Widows Rights In Kenya

Widows in Kenya face many challenges including discrimination, disinheritance, violence, stigma and poverty. Many of them are forcefully evicted from their matrimonial homes, denied custody of their children and accused of having caused the death of their husband. For others, depending on their tribal customs, they may even be forced to undergo such rituals like wife inheritance. According to a study (World Widows Report, 2015), there are an estimated 8 million widows in Kenya, many of whom lack legal protection and access to justice, especially in rural areas where customary laws and practices prevail.

The Kenyan Constitution protects the rights of widows. Article 27 in Chapter 4, which is the Bill of Rights, says that every person is equal before the law and everyone is equally protected by the laws of the land. The Constitution prohibits discrimination of any kind, including because of a person’s sex or marital status. According to Article 45(3) of the Kenyan Constitution, parties to a marriage are entitled to equal rights at the time of the marriage, during the marriage, and at the dissolution of the marriage. This provision ensures that both men and women have equal rights and protections within a marital relationship.

Apart from the Constitution, there are other laws in Kenya that have provisions that are meant to protect the rights of widows in the country.

The Marriage Act (2014) insists that all marriages be registered. Registering a marriage gives the relationship a legal “leg” to stand on. Any laws meant to protect the rights of spouses only apply if the marriage is registered in the first place. A widow who was in a legally registered marriage will have her status as a spouse to the deceased protected by law. This will give her access to rights like inheriting the matrimonial home and other properties.
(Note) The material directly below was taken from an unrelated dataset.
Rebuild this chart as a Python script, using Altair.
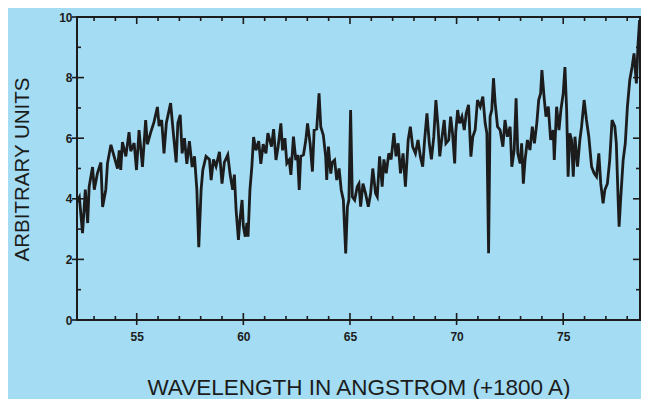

The Matrimonial Property Act (2013) defines what Matrimonial property is, and provides provisions that protects the widow’s right to ownership of the property in the case of her husband’s demise. Essentially, the Matrimonial Property Act provides that husband and wife have equal rights when it comes to acquiring, using, administering and disposing of matrimonial property. This particular law should be used to safeguard the rights of the widow when it comes to securing property acquired during the marriage, especially the matrimonial home.

The Law of Succession Act deals with inheritance. It deals with how a deceased person’s estate is distributed. In the case of a widow, this law defines what kind of right she would have to her husband’s estate. This law is especially important if the husband did not leave behind a valid will. It provides that a widow is entitled to (i) the personal and household effects of the deceased and (ii) a life interest in the remaining portion of the deceased estate which has not been explicitly distributed to other beneficiaries. It basically means that the widow has a legal right to use and benefit from a specific (as determined by various circumstances) share of the assets and properties her husband has left behind. This is to allow her to enjoy the benefits derived from those assets in order to maintain the standard of living she has been accustomed to.  

Despite the existence of these legal frameworks, widows in the country still face deep challenges. The laws aren’t always enforced, particularly in the rural areas where there is less awareness and retrogressive traditional practices are still strictly followed. Some of the existing laws have problematic clauses and may need to be improved. Just recently, the High Court struck down parts of the Law of Succession that it deemed to be unconstitutional because there was a difference in how it treated women in comparison to their male counterparts in the marriage. The contentious provision basically said that a woman’s life interest in her deceased spouse ended when she remarried, but a similar restriction was not in place in the case of a widower.

A lot more needs to be done to help and protect widows. The authorities need to ensure that proper laws are enacted. It is then important that legal information is made easily accessible especially to the marginalized groups living in the rural areas of the country. People need to be educated on what these vulnerable women go through and why they need to be protected. Widows are a part of society and should not be excluded and forgotten in the fight to end inequalities and injustices.